▸ **PROBLEM DETAILS**:
Do not repeat pictures. Repeat exactly the lines of the listing below from its first line through the line with "# ---- data read".

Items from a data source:

+-------+

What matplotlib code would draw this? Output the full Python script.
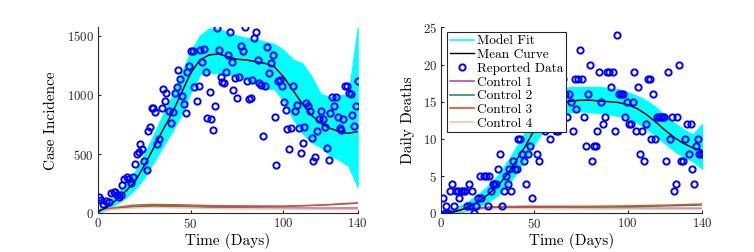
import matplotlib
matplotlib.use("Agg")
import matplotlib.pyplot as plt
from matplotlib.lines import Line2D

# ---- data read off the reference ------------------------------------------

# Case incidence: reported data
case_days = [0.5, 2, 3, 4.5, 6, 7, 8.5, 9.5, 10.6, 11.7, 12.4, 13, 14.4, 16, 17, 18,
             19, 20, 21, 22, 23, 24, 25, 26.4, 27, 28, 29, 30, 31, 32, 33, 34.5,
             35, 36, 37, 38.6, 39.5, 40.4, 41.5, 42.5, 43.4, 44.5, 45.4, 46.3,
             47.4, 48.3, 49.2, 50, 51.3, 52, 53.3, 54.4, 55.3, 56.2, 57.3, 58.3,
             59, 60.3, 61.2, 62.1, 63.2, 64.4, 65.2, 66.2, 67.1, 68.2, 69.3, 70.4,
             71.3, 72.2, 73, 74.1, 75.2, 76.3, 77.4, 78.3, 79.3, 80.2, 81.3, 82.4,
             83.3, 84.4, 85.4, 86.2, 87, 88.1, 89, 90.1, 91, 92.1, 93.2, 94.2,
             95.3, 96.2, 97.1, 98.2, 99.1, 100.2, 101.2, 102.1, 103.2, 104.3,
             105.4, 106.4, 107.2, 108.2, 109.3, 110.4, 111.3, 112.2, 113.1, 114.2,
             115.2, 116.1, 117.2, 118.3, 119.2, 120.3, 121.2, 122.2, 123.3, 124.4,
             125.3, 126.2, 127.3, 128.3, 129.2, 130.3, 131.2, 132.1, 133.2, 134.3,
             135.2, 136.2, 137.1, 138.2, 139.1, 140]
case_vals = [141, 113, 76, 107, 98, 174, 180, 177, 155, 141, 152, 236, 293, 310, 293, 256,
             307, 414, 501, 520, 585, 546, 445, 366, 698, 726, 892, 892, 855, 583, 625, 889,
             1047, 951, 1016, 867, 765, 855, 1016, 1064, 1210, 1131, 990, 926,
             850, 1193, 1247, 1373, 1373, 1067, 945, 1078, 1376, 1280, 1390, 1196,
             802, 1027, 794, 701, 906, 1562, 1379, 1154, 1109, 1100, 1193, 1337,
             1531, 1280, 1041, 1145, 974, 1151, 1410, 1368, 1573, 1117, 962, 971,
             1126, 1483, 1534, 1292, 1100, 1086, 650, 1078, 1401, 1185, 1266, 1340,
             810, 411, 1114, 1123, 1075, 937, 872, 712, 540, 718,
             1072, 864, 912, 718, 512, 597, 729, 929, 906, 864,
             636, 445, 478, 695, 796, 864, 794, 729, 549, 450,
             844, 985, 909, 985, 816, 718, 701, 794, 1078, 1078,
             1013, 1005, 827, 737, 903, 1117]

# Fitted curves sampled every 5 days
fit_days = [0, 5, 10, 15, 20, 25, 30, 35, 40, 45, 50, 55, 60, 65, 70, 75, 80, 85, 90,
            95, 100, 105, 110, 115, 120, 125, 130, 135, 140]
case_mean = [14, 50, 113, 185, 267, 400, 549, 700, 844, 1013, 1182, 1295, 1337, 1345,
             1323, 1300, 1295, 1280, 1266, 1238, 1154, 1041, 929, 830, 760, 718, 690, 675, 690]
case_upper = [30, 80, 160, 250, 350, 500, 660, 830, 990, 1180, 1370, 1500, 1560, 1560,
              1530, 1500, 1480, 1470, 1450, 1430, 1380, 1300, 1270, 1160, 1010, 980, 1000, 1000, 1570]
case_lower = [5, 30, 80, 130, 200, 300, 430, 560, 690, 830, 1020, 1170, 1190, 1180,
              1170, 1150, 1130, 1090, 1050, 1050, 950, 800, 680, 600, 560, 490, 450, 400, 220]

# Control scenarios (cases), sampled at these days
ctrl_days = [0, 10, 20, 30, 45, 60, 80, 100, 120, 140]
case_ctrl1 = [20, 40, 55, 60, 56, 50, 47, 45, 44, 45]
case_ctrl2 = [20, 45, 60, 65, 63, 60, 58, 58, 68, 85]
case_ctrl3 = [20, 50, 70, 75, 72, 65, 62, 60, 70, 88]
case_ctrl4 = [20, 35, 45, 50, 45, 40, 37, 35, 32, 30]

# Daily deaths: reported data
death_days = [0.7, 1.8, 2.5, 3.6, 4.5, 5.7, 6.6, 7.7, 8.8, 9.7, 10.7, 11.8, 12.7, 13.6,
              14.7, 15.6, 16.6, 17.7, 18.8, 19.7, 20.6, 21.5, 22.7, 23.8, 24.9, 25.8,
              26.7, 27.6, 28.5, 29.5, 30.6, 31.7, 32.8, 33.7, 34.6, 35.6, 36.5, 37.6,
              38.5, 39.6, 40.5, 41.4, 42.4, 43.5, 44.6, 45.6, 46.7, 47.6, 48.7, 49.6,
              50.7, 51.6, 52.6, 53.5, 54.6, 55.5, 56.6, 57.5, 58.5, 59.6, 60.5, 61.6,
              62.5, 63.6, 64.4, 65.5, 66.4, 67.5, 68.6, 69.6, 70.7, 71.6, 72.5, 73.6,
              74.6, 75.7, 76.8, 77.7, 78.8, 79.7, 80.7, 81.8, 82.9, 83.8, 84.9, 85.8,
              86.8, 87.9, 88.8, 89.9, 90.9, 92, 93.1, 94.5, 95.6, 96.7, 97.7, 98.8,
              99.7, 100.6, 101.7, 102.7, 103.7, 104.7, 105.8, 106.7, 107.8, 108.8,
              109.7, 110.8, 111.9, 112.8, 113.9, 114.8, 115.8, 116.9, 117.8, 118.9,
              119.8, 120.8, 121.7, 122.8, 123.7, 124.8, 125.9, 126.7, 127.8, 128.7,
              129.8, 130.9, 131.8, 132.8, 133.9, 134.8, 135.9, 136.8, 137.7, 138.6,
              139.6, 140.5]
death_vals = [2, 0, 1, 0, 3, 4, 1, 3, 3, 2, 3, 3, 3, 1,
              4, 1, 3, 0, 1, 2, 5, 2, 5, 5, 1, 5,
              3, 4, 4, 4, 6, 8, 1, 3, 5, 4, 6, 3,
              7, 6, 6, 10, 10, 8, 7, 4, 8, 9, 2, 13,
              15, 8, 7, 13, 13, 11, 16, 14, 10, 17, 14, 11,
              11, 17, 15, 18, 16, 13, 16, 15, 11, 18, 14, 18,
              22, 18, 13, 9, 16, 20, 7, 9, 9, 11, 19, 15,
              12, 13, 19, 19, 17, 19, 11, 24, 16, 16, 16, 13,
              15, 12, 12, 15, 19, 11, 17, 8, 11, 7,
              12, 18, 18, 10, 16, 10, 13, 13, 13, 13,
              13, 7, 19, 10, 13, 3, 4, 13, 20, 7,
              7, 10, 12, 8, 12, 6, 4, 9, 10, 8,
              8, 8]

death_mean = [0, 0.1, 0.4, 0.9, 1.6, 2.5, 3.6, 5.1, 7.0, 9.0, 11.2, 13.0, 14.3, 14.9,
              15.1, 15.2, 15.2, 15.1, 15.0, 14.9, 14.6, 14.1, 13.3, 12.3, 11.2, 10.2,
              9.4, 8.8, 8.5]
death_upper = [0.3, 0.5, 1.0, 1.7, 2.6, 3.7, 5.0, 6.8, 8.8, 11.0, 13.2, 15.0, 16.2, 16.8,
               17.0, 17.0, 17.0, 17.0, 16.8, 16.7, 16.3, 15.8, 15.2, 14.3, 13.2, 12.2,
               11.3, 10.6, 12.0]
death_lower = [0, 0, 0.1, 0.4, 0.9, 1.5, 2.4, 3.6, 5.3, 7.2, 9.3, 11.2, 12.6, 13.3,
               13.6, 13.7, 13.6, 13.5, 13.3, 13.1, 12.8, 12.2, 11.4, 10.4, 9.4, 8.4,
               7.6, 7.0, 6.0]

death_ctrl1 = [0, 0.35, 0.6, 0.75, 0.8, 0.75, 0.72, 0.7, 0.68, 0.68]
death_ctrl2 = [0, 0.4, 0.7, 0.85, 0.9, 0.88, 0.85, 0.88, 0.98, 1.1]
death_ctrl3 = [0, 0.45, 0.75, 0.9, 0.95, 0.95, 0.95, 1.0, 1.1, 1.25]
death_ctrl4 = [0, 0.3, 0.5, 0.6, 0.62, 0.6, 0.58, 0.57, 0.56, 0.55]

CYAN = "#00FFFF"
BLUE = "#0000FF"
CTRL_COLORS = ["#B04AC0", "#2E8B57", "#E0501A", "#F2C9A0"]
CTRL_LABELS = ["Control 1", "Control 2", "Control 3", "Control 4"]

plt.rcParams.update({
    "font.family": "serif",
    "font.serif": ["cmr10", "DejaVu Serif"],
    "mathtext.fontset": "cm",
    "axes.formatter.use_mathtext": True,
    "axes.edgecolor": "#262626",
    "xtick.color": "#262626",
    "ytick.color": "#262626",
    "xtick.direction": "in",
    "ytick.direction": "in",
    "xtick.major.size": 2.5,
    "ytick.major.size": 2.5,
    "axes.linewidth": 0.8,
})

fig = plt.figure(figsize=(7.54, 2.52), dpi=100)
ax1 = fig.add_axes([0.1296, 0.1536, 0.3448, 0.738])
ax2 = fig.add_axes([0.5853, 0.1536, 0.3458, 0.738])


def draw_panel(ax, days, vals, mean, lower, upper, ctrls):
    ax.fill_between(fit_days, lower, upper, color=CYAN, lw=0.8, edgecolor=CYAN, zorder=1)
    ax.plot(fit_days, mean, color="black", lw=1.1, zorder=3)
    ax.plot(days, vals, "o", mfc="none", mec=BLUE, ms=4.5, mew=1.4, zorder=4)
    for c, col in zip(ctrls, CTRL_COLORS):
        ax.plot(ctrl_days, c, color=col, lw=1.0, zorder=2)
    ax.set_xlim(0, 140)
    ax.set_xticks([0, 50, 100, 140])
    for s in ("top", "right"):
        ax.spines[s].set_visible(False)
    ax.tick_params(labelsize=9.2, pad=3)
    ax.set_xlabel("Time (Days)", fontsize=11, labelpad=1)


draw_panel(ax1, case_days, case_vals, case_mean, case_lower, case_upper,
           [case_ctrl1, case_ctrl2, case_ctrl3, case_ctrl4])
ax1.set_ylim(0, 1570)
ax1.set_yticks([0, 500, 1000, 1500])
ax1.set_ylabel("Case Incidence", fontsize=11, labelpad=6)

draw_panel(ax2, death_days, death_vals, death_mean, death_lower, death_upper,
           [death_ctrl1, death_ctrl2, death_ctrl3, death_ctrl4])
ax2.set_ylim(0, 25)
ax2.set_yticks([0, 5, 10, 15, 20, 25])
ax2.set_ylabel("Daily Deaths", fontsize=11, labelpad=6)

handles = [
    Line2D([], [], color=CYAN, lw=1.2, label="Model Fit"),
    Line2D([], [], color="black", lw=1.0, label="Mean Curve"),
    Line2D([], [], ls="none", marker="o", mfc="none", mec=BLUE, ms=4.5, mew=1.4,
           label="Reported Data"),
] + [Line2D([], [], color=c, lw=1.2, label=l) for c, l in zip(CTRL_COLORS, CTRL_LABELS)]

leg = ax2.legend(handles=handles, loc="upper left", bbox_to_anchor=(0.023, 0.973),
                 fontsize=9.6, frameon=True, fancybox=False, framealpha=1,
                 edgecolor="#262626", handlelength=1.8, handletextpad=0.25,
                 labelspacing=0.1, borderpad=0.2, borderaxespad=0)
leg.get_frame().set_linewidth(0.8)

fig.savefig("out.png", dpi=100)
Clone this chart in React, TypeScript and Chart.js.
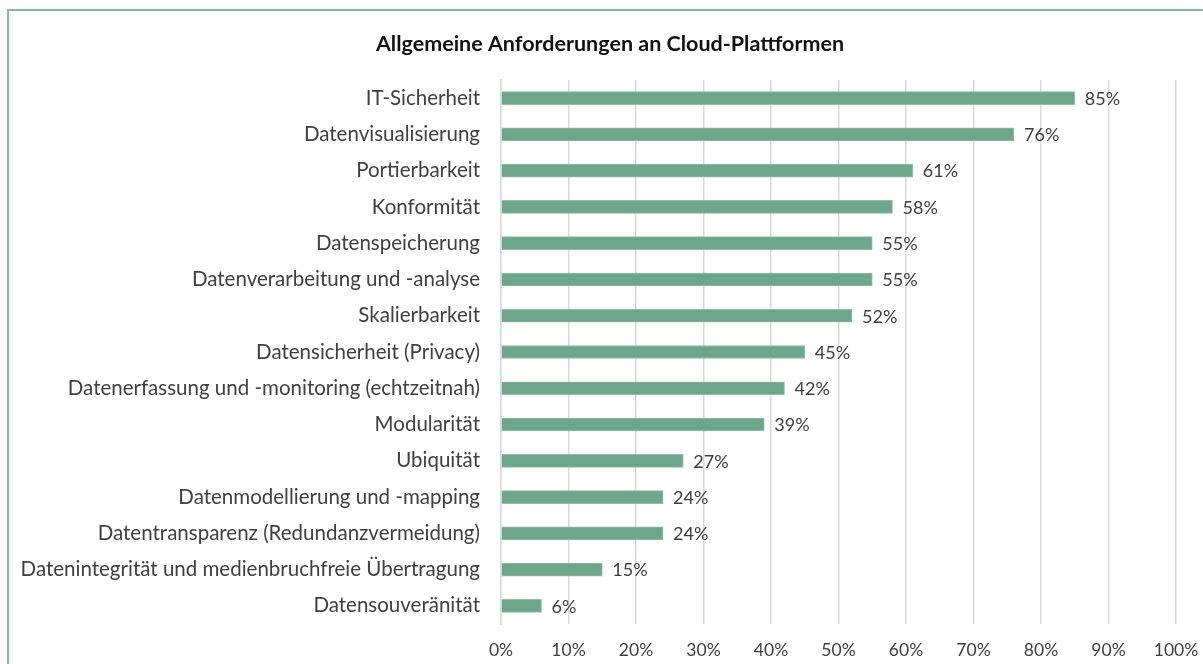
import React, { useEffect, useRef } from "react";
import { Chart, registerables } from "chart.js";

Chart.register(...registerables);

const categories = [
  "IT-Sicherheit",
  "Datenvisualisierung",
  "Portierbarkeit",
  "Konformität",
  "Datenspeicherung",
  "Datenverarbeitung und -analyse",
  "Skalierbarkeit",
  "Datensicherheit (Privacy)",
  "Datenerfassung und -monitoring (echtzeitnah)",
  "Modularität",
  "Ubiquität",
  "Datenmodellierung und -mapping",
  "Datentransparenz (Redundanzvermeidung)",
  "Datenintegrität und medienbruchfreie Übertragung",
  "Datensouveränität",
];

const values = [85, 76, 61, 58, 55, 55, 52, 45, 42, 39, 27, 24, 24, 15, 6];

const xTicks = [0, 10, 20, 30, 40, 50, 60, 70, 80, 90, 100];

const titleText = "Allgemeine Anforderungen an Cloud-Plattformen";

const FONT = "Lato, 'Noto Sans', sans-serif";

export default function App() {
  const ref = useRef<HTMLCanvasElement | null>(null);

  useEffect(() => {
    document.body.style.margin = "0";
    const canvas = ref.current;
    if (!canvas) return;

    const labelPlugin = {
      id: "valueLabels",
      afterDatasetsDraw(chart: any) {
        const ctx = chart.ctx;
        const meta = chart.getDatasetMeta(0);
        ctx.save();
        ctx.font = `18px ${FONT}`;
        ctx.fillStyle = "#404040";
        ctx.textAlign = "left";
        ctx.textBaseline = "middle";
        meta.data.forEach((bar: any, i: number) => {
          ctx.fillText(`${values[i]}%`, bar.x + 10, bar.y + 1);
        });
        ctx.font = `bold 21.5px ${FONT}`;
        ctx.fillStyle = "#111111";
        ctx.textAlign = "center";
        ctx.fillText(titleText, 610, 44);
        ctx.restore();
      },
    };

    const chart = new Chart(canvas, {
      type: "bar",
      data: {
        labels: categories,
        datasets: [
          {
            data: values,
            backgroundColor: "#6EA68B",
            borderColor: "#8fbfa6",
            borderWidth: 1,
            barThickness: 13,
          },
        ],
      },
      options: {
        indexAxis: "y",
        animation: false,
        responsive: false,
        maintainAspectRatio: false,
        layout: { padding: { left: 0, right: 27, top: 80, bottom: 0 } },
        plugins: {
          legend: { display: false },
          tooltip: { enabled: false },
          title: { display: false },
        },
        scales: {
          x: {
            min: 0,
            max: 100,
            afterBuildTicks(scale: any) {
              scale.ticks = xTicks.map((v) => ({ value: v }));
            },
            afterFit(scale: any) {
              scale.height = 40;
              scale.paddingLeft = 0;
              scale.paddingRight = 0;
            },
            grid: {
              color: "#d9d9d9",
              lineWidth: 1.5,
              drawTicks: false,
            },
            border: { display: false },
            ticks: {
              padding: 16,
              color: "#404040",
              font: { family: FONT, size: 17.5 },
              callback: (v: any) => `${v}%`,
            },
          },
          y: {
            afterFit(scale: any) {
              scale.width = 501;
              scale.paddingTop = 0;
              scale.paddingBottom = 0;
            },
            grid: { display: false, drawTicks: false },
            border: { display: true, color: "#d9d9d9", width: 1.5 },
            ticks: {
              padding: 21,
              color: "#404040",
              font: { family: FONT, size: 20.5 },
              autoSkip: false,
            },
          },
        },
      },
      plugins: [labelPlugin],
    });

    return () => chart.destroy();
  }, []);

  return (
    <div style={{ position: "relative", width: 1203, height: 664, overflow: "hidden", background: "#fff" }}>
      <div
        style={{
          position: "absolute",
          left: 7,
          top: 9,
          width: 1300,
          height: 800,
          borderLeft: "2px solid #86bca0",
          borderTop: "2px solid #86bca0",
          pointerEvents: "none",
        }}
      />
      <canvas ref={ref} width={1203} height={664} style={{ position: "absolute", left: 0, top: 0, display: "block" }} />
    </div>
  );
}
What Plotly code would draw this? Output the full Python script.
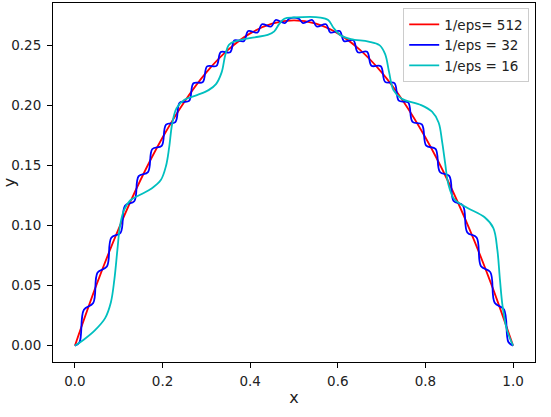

+-------+

▸ **SOLUTION FOR THIS PROBLEM**:
What matplotlib code would draw this? Output the full Python script.
import matplotlib
matplotlib.use("Agg")
import matplotlib.pyplot as plt
from matplotlib.lines import Line2D

# ---- data read off the reference ------------------------------------------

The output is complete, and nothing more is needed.